Collection entries:
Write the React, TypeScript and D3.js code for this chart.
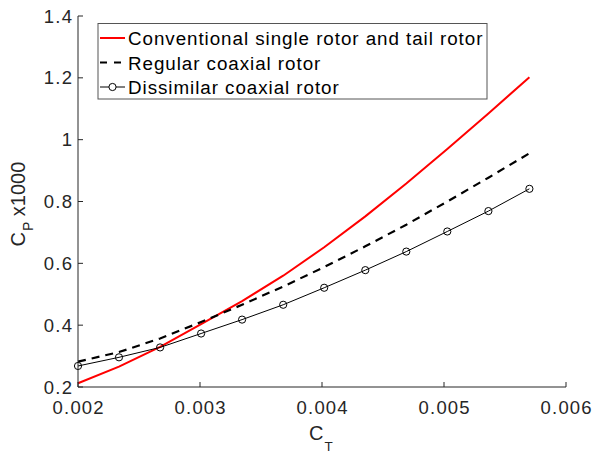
import React from "react";
import * as d3 from "d3";

const ctValues = [0.002, 0.002336, 0.002673, 0.003009, 0.003345, 0.003682, 0.004018, 0.004355, 0.004691, 0.005027, 0.005364, 0.0057];
const conventional = [0.212, 0.266, 0.330, 0.403, 0.478, 0.560, 0.652, 0.752, 0.858, 0.970, 1.085, 1.202];
const regularCoaxial = [0.282, 0.313, 0.357, 0.410, 0.466, 0.525, 0.588, 0.655, 0.725, 0.800, 0.877, 0.956];
const dissimilarCoaxial = [0.268, 0.296, 0.328, 0.373, 0.418, 0.466, 0.521, 0.578, 0.638, 0.703, 0.769, 0.841];

const xTicks = [0.002, 0.003, 0.004, 0.005, 0.006];
const xTickLabels = ["0.002", "0.003", "0.004", "0.005", "0.006"];
const yTicks = [0.2, 0.4, 0.6, 0.8, 1.0, 1.2, 1.4];
const yTickLabels = ["0.2", "0.4", "0.6", "0.8", "1", "1.2", "1.4"];
const legendLabels = ["Conventional single rotor and tail rotor", "Regular coaxial rotor", "Dissimilar coaxial rotor"];

const W = 593;
const H = 453;
const axisColor = "#262626";
const FONT = "'Liberation Sans', Arial, Helvetica, sans-serif";

export default function App() {
  const x = d3.scaleLinear().domain([0.002, 0.006]).range([78, 566]);
  const y = d3.scaleLinear().domain([0.2, 1.4]).range([387, 16]);

  const line = d3
    .line<[number, number]>()
    .x((d) => x(d[0]))
    .y((d) => y(d[1]));

  const pts = (vals: number[]) => ctValues.map((c, i) => [c, vals[i]] as [number, number]);

  const legendRowY = [38, 62.5, 87];

  return (
    <svg
      width={W}
      height={H}
      style={{ position: "absolute", left: 0, top: 0, background: "#fff" }}
      fontFamily={FONT}
    >
      <rect x={0} y={0} width={W} height={H} fill="#fff" />
      {/* data */}
      <path d={line(pts(conventional)) || ""} fill="none" stroke="#ff0000" strokeWidth={2} />
      <path
        d={line(pts(regularCoaxial)) || ""}
        fill="none"
        stroke="#000"
        strokeWidth={2.2}
        strokeDasharray="8,6"
      />
      <path d={line(pts(dissimilarCoaxial)) || ""} fill="none" stroke="#000" strokeWidth={1} />
      {pts(dissimilarCoaxial).map((d, i) => (
        <circle key={i} cx={x(d[0])} cy={y(d[1])} r={3.6} fill="none" stroke="#000" strokeWidth={1} />
      ))}

      {/* axes */}
      <line x1={78} x2={78} y1={y(1.4)} y2={y(0.2)} stroke={axisColor} strokeWidth={1} />
      <line x1={78} x2={x(0.006)} y1={387} y2={387} stroke={axisColor} strokeWidth={1} />
      {xTicks.map((t, i) => (
        <g key={"xt" + i}>
          <line x1={x(t)} x2={x(t)} y1={387} y2={382} stroke={axisColor} strokeWidth={1} />
          <text
            x={x(t) + 0.7}
            y={414}
            textAnchor="middle"
            fontSize={18.5}
            letterSpacing={1.2}
            fill={axisColor}
          >
            {xTickLabels[i]}
          </text>
        </g>
      ))}
      {yTicks.map((t, i) => (
        <g key={"yt" + i}>
          <line x1={78} x2={83} y1={y(t)} y2={y(t)} stroke={axisColor} strokeWidth={1} />
          <text
            x={72 + 1.2}
            y={y(t) + 6.6}
            textAnchor="end"
            fontSize={18.5}
            letterSpacing={1.2}
            fill={axisColor}
          >
            {yTickLabels[i]}
          </text>
        </g>
      ))}

      {/* axis labels */}
      <text x={309} y={440} fontSize={20} fill={axisColor}>
        C
        <tspan fontSize={13.5} dx={1} dy={10.5}>T</tspan>
      </text>
      <text transform={`translate(25,246.5) rotate(-90)`} fontSize={20} fill={axisColor}>
        C
        <tspan fontSize={14} dx={1} dy={8}>P</tspan>
        <tspan dy={-8} fontSize={20}>{" x1000"}</tspan>
      </text>

      {/* legend */}
      <rect x={98} y={23.5} width={389} height={75.5} fill="#fff" stroke="#555" strokeWidth={1} />
      <line x1={100} x2={125} y1={legendRowY[0]} y2={legendRowY[0]} stroke="#ff0000" strokeWidth={2} />
      <line
        x1={100}
        x2={125}
        y1={legendRowY[1]}
        y2={legendRowY[1]}
        stroke="#000"
        strokeWidth={2.2}
        strokeDasharray="7,7"
      />
      <line x1={100} x2={125} y1={legendRowY[2]} y2={legendRowY[2]} stroke="#000" strokeWidth={1} />
      <circle cx={112.5} cy={legendRowY[2]} r={3.6} fill="#fff" stroke="#000" strokeWidth={1} />
      {legendLabels.map((lab, i) => (
        <text key={lab} x={128} y={legendRowY[i] + 7} fontSize={18.8} letterSpacing={0.95} fill="#000">
          {lab}
        </text>
      ))}
    </svg>
  );
}
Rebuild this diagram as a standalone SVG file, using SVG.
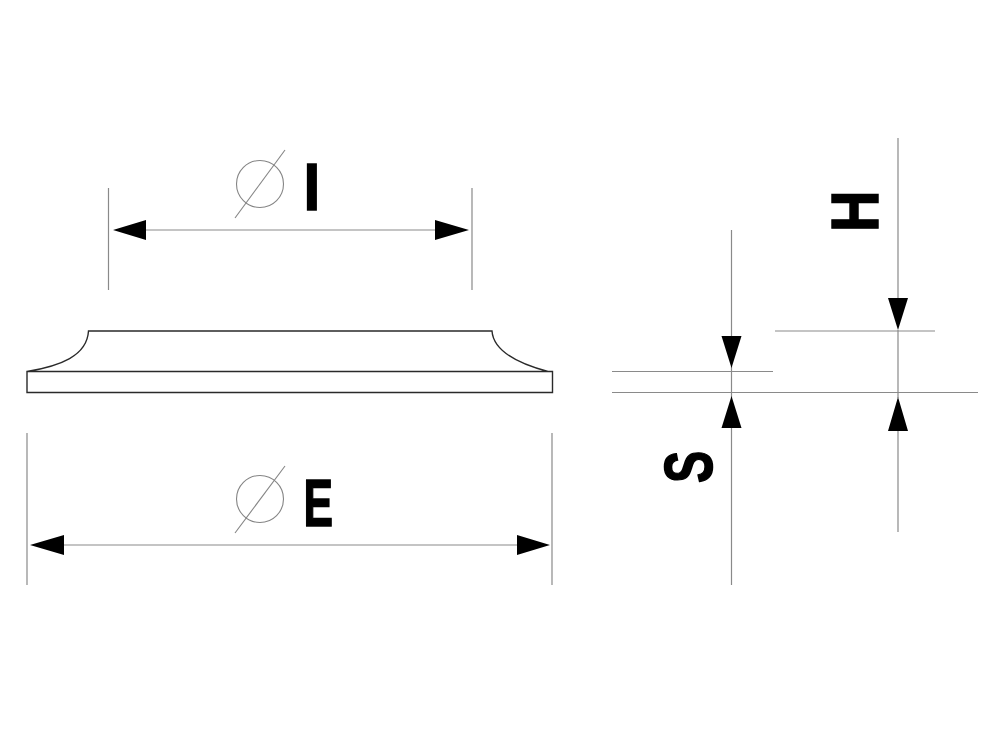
<svg xmlns="http://www.w3.org/2000/svg" width="1000" height="750" viewBox="0 0 1000 750">
<defs>
<style>
.d{stroke:#8a8a8a;stroke-width:1.2;fill:none}
.t{stroke:#858585;stroke-width:1.1;fill:none}
.o{stroke:#2a2a2a;stroke-width:1.4;fill:none}
.a{fill:#000;stroke:none}
.l{font-family:"Liberation Sans",Arial,sans-serif;font-weight:700;font-size:67px;fill:#000;stroke:#000;stroke-width:1.5}
</style>
</defs>
<rect width="1000" height="750" fill="#fff"/>
<g id="part">
<path class="o" d="M27 371.500H552.500V392.500H27ZM27 371.500C60 366 87 356 88.500 331H492C493.500 352 520 364 548 371.500"/>
</g>
<g id="connectors">
<path class="d" d="M108.500 188V290M472 188V290M146 230H436M27 433V585M552 433V585M64 545H517"/>
<path class="d" d="M612 371.500H773M612 392.500H978M775 331H935M731.500 230V338M731.500 366V398M731.500 428V585M898 138V298M898 330V398M898 431V532"/>
<path class="a" d="M113 230L146 220V240ZM469 230L435 220V240ZM30 545L64 535V555ZM550 545L517 535V555Z"/>
<path class="a" d="M731.500 368L721.500 336H741.500ZM731.500 396L721.500 428H741.500ZM898 330L888 298H908ZM898 397L888 431H908Z"/>
</g>
<g id="dia-i">
<circle class="t" cx="260" cy="184" r="23.500"/>
<path class="t" d="M285 150L235 218"/>
<text class="l" transform="translate(303.500 209.500) scale(.9 1)">I</text>
</g>
<g id="dia-e">
<circle class="t" cx="260" cy="499" r="23.500"/>
<path class="t" d="M285 466L235 533"/>
<text class="l" transform="translate(303.500 525.500) scale(.66 1)">E</text>
</g>
<g id="dim-h">
<text class="l" transform="translate(877.500 232) rotate(-90) scale(.86 1)">H</text>
</g>
<g id="dim-s">
<text class="l" transform="translate(712 483) rotate(-90) scale(.72 1.03)">S</text>
</g>
</svg>
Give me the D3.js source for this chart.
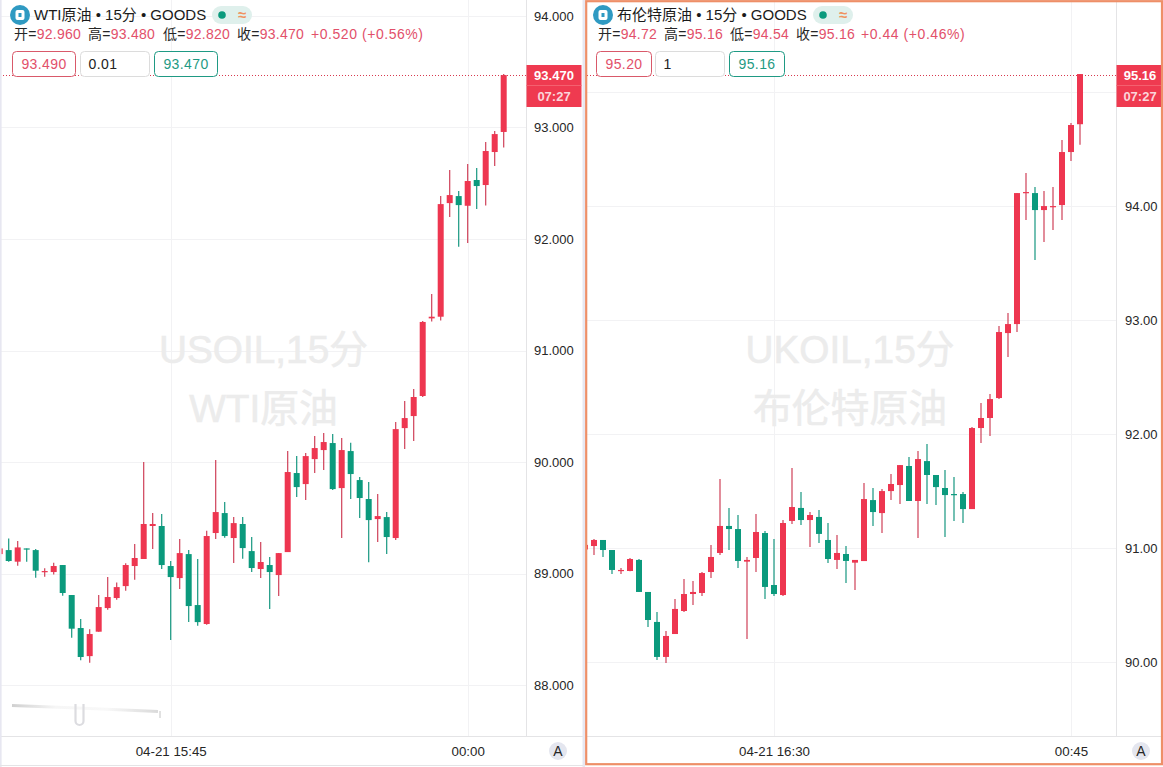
<!DOCTYPE html>
<html><head><meta charset="utf-8">
<script src="https://cdn.jsdelivr.net/npm/d3@7/dist/d3.min.js"></script>
<style>
html,body{margin:0;padding:0;background:#fff;overflow:hidden}
text{font-family:"Liberation Sans","Noto Sans CJK SC",sans-serif}
</style></head><body><svg id="c" width="1163" height="767"></svg>
<script>
// WTI candles
const wtiOpen=[89.174,89.210,89.106,89.225,89.210,89.016,89.013,89.076,88.807,88.511,88.259,88.478,88.690,88.780,88.887,89.067,89.130,89.426,89.426,89.067,88.959,89.174,88.717,88.547,89.363,89.542,89.318,89.444,89.201,89.040,89.076,88.986,89.192,89.901,89.802,90.026,90.107,90.170,89.766,90.098,89.838,89.668,89.488,89.506,89.318,90.304,90.412,90.592,91.288,91.303,92.322,92.385,92.298,92.529,92.484,92.780,92.960];
const wtiHigh=[89.24,89.315,89.291,89.225,89.219,89.046,89.097,89.076,88.807,88.591,88.499,88.807,88.968,88.920,89.091,89.264,90.0,89.542,89.533,89.112,89.309,89.210,89.130,89.384,90.018,89.641,89.506,89.506,89.327,89.282,89.148,89.183,90.098,90.053,90.080,90.233,90.260,90.251,90.215,90.173,89.865,89.820,89.712,89.551,90.358,90.547,90.654,91.265,91.506,92.385,92.618,92.430,92.672,92.636,92.869,92.968,93.480];
const wtiLow=[89.16,89.106,89.070,89.106,88.962,88.971,88.992,88.801,88.424,88.221,88.200,88.478,88.675,88.765,88.846,88.944,89.130,89.219,89.040,88.403,88.860,88.564,88.532,88.541,89.309,89.321,89.094,89.133,89.013,88.959,88.681,88.798,89.192,89.686,89.659,89.901,89.928,89.748,89.318,89.668,89.497,89.102,89.282,89.174,89.300,90.116,90.188,90.583,91.26,91.27,92.197,91.931,91.964,92.268,92.301,92.654,92.820];
const wtiClose=[89.225,89.112,89.234,89.220,89.025,89.022,89.067,88.825,88.505,88.251,88.457,88.699,88.789,88.878,89.076,89.139,89.444,89.444,89.076,88.968,89.183,88.708,88.564,89.336,89.551,89.336,89.452,89.228,89.049,89.103,89.013,89.183,89.910,89.775,90.053,90.125,90.179,89.757,90.107,89.892,89.677,89.479,89.515,89.327,90.295,90.394,90.583,91.256,91.303,92.313,92.394,92.304,92.520,92.475,92.789,92.941,93.470];
// Brent candles
const brentOpen=[90.99,91.020,91.073,90.985,90.801,90.801,90.898,90.617,90.354,90.047,90.248,90.450,90.599,90.608,90.792,90.959,91.196,91.169,90.883,90.915,91.134,90.678,90.590,91.240,91.354,91.248,91.275,91.073,90.898,90.950,90.874,90.888,91.423,91.309,91.502,91.555,91.722,91.415,91.765,91.643,91.529,91.476,91.476,91.344,92.055,92.143,92.318,92.888,92.967,94.116,94.116,93.967,93.994,94.011,94.476,94.72];
const brentHigh=[91.05,91.082,91.073,90.985,90.827,90.915,90.906,90.617,90.441,90.275,90.555,90.731,90.713,90.792,91.029,91.608,91.354,91.292,90.924,91.301,91.152,91.082,91.248,91.704,91.494,91.319,91.336,91.222,91.117,91.020,90.898,91.572,91.529,91.520,91.651,91.730,91.801,91.853,91.915,91.643,91.687,91.625,91.494,92.064,92.274,92.353,92.950,93.064,94.116,94.292,94.169,94.134,94.169,94.581,94.730,95.16];
const brentLow=[90.95,90.941,90.924,90.775,90.775,90.798,90.617,90.310,90.020,89.994,90.248,90.441,90.503,90.582,90.740,90.941,90.985,90.827,90.205,90.792,90.555,90.582,90.582,91.213,91.205,91.012,91.047,90.871,90.819,90.696,90.634,90.888,91.195,91.134,91.423,91.388,91.415,91.090,91.388,91.379,91.099,91.239,91.222,91.344,91.923,91.985,92.31,92.678,92.897,93.879,93.529,93.686,93.792,93.879,94.397,94.54];
const brentClose=[91.03,91.073,90.985,90.810,90.810,90.906,90.617,90.371,90.047,90.231,90.468,90.599,90.617,90.783,90.924,91.196,91.169,90.889,90.898,91.143,90.661,90.599,91.222,91.362,91.248,91.292,91.126,90.906,90.959,90.889,90.898,91.432,91.318,91.502,91.564,91.730,91.415,91.783,91.643,91.537,91.467,91.467,91.344,92.055,92.143,92.309,92.897,92.967,94.116,94.125,93.967,94.002,94.002,94.476,94.713,95.16];
// Axis ticks
const wtiPriceTicks=[94,93,92,91,90,89,88];
const brentPriceTicks=[94,93,92,91,90];
const brentGridOnly=[95];
const wtiTimeTicks=[19,52], wtiTimeLabels=["04-21 15:45","00:00"];
const brentTimeTicks=[21,54], brentTimeLabels=["04-21 16:30","00:45"];
// Header text
const wtiTitle="WTI原油 • 15分 • GOODS", brentTitle="布伦特原油 • 15分 • GOODS";
const wtiQuote=["92.960","93.480","92.820","93.470"], brentQuote=["94.72","95.16","94.54","95.16"];
const wtiChange="+0.520 (+0.56%)", brentChange="+0.44 (+0.46%)";
const wtiBid=["93.490","0.01","93.470"], brentBid=["95.20","1","95.16"];
const quoteKeys=["开=","高=","低=","收="];

const UP="#ee3650",DOWN="#0b9a7d",UPW="#cf4058",DOWNW="#169780",GRID="#f2f2f4",AXIS="#e4e4e6",TXT="#262626",QRED="#e2506a";
const FONT='"Liberation Sans","Noto Sans CJK SC",sans-serif';
const svg=d3.select("#c");
const defs=svg.append("defs");
const grad=defs.append("linearGradient").attr("id","fade");
grad.append("stop").attr("offset","0").attr("stop-color","#d0d0d0");
grad.append("stop").attr("offset","0.3").attr("stop-color","#f6f6f6");
grad.append("stop").attr("offset","0.65").attr("stop-color","#f8f8f8");
grad.append("stop").attr("offset","1").attr("stop-color","#dadada");

function panel(o){
  const g=svg.append("g");
  const y=d3.scaleLinear().domain(o.yDomain).range(o.yRange);
  const x=d3.scaleLinear().domain([0,o.close.length-1]).range(o.xRange);
  const cid="clip"+o.id;
  defs.append("clipPath").attr("id",cid).append("rect").attr("x",o.left).attr("y",0).attr("width",o.axisX-o.left).attr("height",736);
  // grid
  const gg=g.append("g").attr("clip-path",`url(#${cid})`);
  gg.selectAll("line.h").data(o.priceTicks.concat(o.gridOnly)).join("line").attr("class","h")
    .attr("x1",o.left).attr("x2",o.axisX).attr("y1",d=>Math.round(y(d))+.5).attr("y2",d=>Math.round(y(d))+.5).attr("stroke",GRID);
  gg.selectAll("line.v").data(o.timeTicks).join("line").attr("class","v")
    .attr("x1",d=>Math.round(x(d))+.5).attr("x2",d=>Math.round(x(d))+.5).attr("y1",0).attr("y2",736).attr("stroke",GRID);
  // watermark
  o.watermark.forEach((t,i)=>g.append("text").text(t).attr("x",o.wmX).attr("y",o.wmY[i]).attr("text-anchor","middle")
    .attr("font-size",38.8).attr("fill","#ececec").attr("stroke","#ececec").attr("stroke-width",0.6).attr("dominant-baseline","middle"));
  // candles
  const idx=d3.range(o.close.length);
  const cg=g.append("g").attr("clip-path",`url(#${cid})`);
  cg.selectAll("line.w").data(idx).join("line").attr("class","w")
    .attr("x1",i=>x(i)).attr("x2",i=>x(i)).attr("y1",i=>y(o.high[i])).attr("y2",i=>y(o.low[i]))
    .attr("stroke",i=>o.close[i]>=o.open[i]?UPW:DOWNW).attr("stroke-width",1.2);
  cg.selectAll("rect.b").data(idx).join("rect").attr("class","b")
    .attr("x",i=>x(i)-3).attr("width",6)
    .attr("y",i=>y(Math.max(o.open[i],o.close[i])))
    .attr("height",i=>Math.max(1.2,Math.abs(y(o.open[i])-y(o.close[i]))))
    .attr("fill",i=>o.close[i]>=o.open[i]?UP:DOWN);
  // last price dotted line
  const last=o.close[o.close.length-1];
  g.append("line").attr("x1",o.left).attr("x2",o.axisX).attr("y1",75.5).attr("y2",75.5)
    .attr("stroke","#d8394f").attr("stroke-width",1).attr("stroke-dasharray","1 2");
  // price axis
  const ya=d3.axisRight(y).tickValues(o.priceTicks).tickSize(0).tickPadding(o.tickPad).tickFormat(d3.format(o.fmt));
  const ag=g.append("g").attr("transform",`translate(${o.axisX},0)`).call(ya);
  ag.select(".domain").remove();
  ag.selectAll("text").attr("font-size",13).attr("fill",TXT).style("font-family",FONT);
  g.append("line").attr("x1",o.axisX+.5).attr("x2",o.axisX+.5).attr("y1",0).attr("y2",736).attr("stroke",AXIS);
  // time axis
  const xa=d3.axisBottom(x).tickValues(o.timeTicks).tickSize(0).tickPadding(11).tickFormat((d,i)=>o.timeLabels[i]);
  const tg=g.append("g").attr("transform","translate(0,736)").call(xa);
  tg.select(".domain").remove();
  tg.selectAll("text").attr("font-size",13.3).attr("fill",TXT).style("font-family",FONT);
  g.append("line").attr("x1",o.left).attr("x2",o.right).attr("y1",736.5).attr("y2",736.5).attr("stroke",AXIS);
  g.append("circle").attr("cx",o.aX).attr("cy",751).attr("r",9).attr("fill","#e4e6ef");
  g.append("text").text("A").attr("x",o.aX).attr("y",756).attr("text-anchor","middle").attr("font-size",14).attr("fill",TXT);
  // last price tag
  g.append("rect").attr("x",o.axisX+.5).attr("y",65).attr("width",o.tagW).attr("height",42).attr("fill","#ef3a50");
  g.append("line").attr("x1",o.axisX+.5).attr("x2",o.axisX+.5+o.tagW).attr("y1",85.5).attr("y2",85.5).attr("stroke","#f4606f");
  g.append("text").text(d3.format(o.fmt)(last)).attr("x",o.axisX+o.tagW/2+.5).attr("y",80).attr("text-anchor","middle").attr("font-size",13).attr("font-weight",700).attr("fill","#fff");
  g.append("text").text("07:27").attr("x",o.axisX+o.tagW/2+.5).attr("y",101).attr("text-anchor","middle").attr("font-size",13).attr("font-weight",700).attr("fill","#fbd5da");
  // header
  const ix=o.iconX;
  g.append("circle").attr("cx",ix).attr("cy",15).attr("r",10).attr("fill","#2f9ac2");
  g.append("rect").attr("x",ix-4.5).attr("y",10).attr("width",9).attr("height",10).attr("rx",2).attr("fill","#fff");
  g.append("rect").attr("x",ix-1.5).attr("y",13).attr("width",3).attr("height",4).attr("fill","#2f9ac2");
  g.append("text").text(o.title).attr("x",ix+14).attr("y",20).attr("font-size",15).attr("fill","#1a1a1a");
  g.append("rect").attr("x",o.pillX).attr("y",6).attr("width",40).attr("height",18).attr("rx",9).attr("fill","#dff0ec");
  g.append("circle").attr("cx",o.pillX+10).attr("cy",15).attr("r",3.8).attr("fill","#0b9a7d");
  g.append("text").text("≈").attr("x",o.pillX+30).attr("y",20).attr("text-anchor","middle").attr("font-size",15).attr("font-weight",700).attr("fill","#f0925f");
  o.quoteX.forEach((qx,i)=>{
    const t=g.append("text").attr("x",qx).attr("y",39).attr("font-size",14).attr("letter-spacing",0.25);
    t.append("tspan").text(quoteKeys[i]).attr("fill",TXT);
    t.append("tspan").text(o.quote[i]).attr("fill",QRED);
  });
  g.append("text").text(o.change).attr("x",o.changeX).attr("y",39).attr("font-size",14).attr("letter-spacing",0.55).attr("fill",QRED);
  // order boxes
  const cols=["#d9596a","#dcdcdc","#1f9a84"], tcols=[QRED,"#222","#1f9a84"];
  o.boxes.forEach((b,i)=>{
    g.append("rect").attr("x",b[0]+.5).attr("y",51.5).attr("width",b[1]).attr("height",25).attr("rx",4).attr("fill","#fff").attr("stroke",cols[i]);
    g.append("text").text(o.bid[i]).attr("x",i==1?b[0]+8.5:b[0]+b[1]/2+.5).attr("y",69).attr("font-size",14).attr("letter-spacing",0.4)
      .attr("text-anchor",i==1?"start":"middle").attr("fill",tcols[i]);
  });
}
panel({id:"a",open:wtiOpen,high:wtiHigh,low:wtiLow,close:wtiClose,yDomain:[94,88],yRange:[16,685],xRange:[-0.3,503.7],
  left:0,right:583,axisX:526,tagW:55,tickPad:8,fmt:".3f",priceTicks:wtiPriceTicks,gridOnly:[],timeTicks:wtiTimeTicks,timeLabels:wtiTimeLabels,
  aX:558,watermark:["USOIL,15分","WTI原油"],wmX:263.5,wmY:[353,412],iconX:20,title:wtiTitle,pillX:212,quote:wtiQuote,quoteX:[14,88,163,237],change:wtiChange,changeX:311,
  bid:wtiBid,boxes:[[12,63],[80,69],[154,63]]});
panel({id:"b",open:brentOpen,high:brentHigh,low:brentLow,close:brentClose,yDomain:[94,90],yRange:[206.3,662.3],xRange:[585,1080],
  left:587,right:1162,axisX:1116,tagW:47,tickPad:9,fmt:".2f",priceTicks:brentPriceTicks,gridOnly:brentGridOnly,timeTicks:brentTimeTicks,timeLabels:brentTimeLabels,
  aX:1141,watermark:["UKOIL,15分","布伦特原油"],wmX:850,wmY:[353,412],iconX:603,title:brentTitle,pillX:813,quote:brentQuote,quoteX:[598,664,730,796],change:brentChange,changeX:861,
  bid:brentBid,boxes:[[596,55],[655,69],[729,55]]});
// panel frames
svg.append("rect").attr("x",0).attr("y",0).attr("width",1.6).attr("height",767).attr("fill","#e7e7f1");
svg.append("rect").attr("x",582.5).attr("y",0).attr("width",2.5).attr("height",767).attr("fill","#e7e7f1");
svg.append("line").attr("x1",0).attr("x2",583).attr("y1",765.5).attr("y2",765.5).attr("stroke",AXIS);
svg.append("rect").attr("x",586.2).attr("y",1.2).attr("width",575.8).attr("height",763).attr("fill","none").attr("stroke","#ee8f68").attr("stroke-width",2.2);
// smudge at the lower left of the WTI panel
svg.append("path").attr("d",d3.line()([[12,705.5],[78,708],[158,711.5]])).attr("fill","none").attr("stroke","url(#fade)").attr("stroke-width",3);
svg.append("path").attr("d",d3.line()([[160,711],[160,718]])).attr("stroke","#c4c4c4").attr("fill","none");
svg.append("path").attr("d","M75.5 704V721a4 4 0 0 0 8 0V704").attr("fill","none").attr("stroke","#dcdce0").attr("stroke-width",2.2);
</script></body></html>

_The task_
Take the lines from the first line of the entries through the line with "const legendRowY = [38, 62.5, 87];", inclusive, and give them again exactly, minus any pictures.

_The result_
Write the React, TypeScript and D3.js code for this chart.
import React from "react";
import * as d3 from "d3";

const ctValues = [0.002, 0.002336, 0.002673, 0.003009, 0.003345, 0.003682, 0.004018, 0.004355, 0.004691, 0.005027, 0.005364, 0.0057];
const conventional = [0.212, 0.266, 0.330, 0.403, 0.478, 0.560, 0.652, 0.752, 0.858, 0.970, 1.085, 1.202];
const regularCoaxial = [0.282, 0.313, 0.357, 0.410, 0.466, 0.525, 0.588, 0.655, 0.725, 0.800, 0.877, 0.956];
const dissimilarCoaxial = [0.268, 0.296, 0.328, 0.373, 0.418, 0.466, 0.521, 0.578, 0.638, 0.703, 0.769, 0.841];

const xTicks = [0.002, 0.003, 0.004, 0.005, 0.006];
const xTickLabels = ["0.002", "0.003", "0.004", "0.005", "0.006"];
const yTicks = [0.2, 0.4, 0.6, 0.8, 1.0, 1.2, 1.4];
const yTickLabels = ["0.2", "0.4", "0.6", "0.8", "1", "1.2", "1.4"];
const legendLabels = ["Conventional single rotor and tail rotor", "Regular coaxial rotor", "Dissimilar coaxial rotor"];

const W = 593;
const H = 453;
const axisColor = "#262626";
const FONT = "'Liberation Sans', Arial, Helvetica, sans-serif";

export default function App() {
  const x = d3.scaleLinear().domain([0.002, 0.006]).range([78, 566]);
  const y = d3.scaleLinear().domain([0.2, 1.4]).range([387, 16]);

  const line = d3
    .line<[number, number]>()
    .x((d) => x(d[0]))
    .y((d) => y(d[1]));

  const pts = (vals: number[]) => ctValues.map((c, i) => [c, vals[i]] as [number, number]);

  const legendRowY = [38, 62.5, 87];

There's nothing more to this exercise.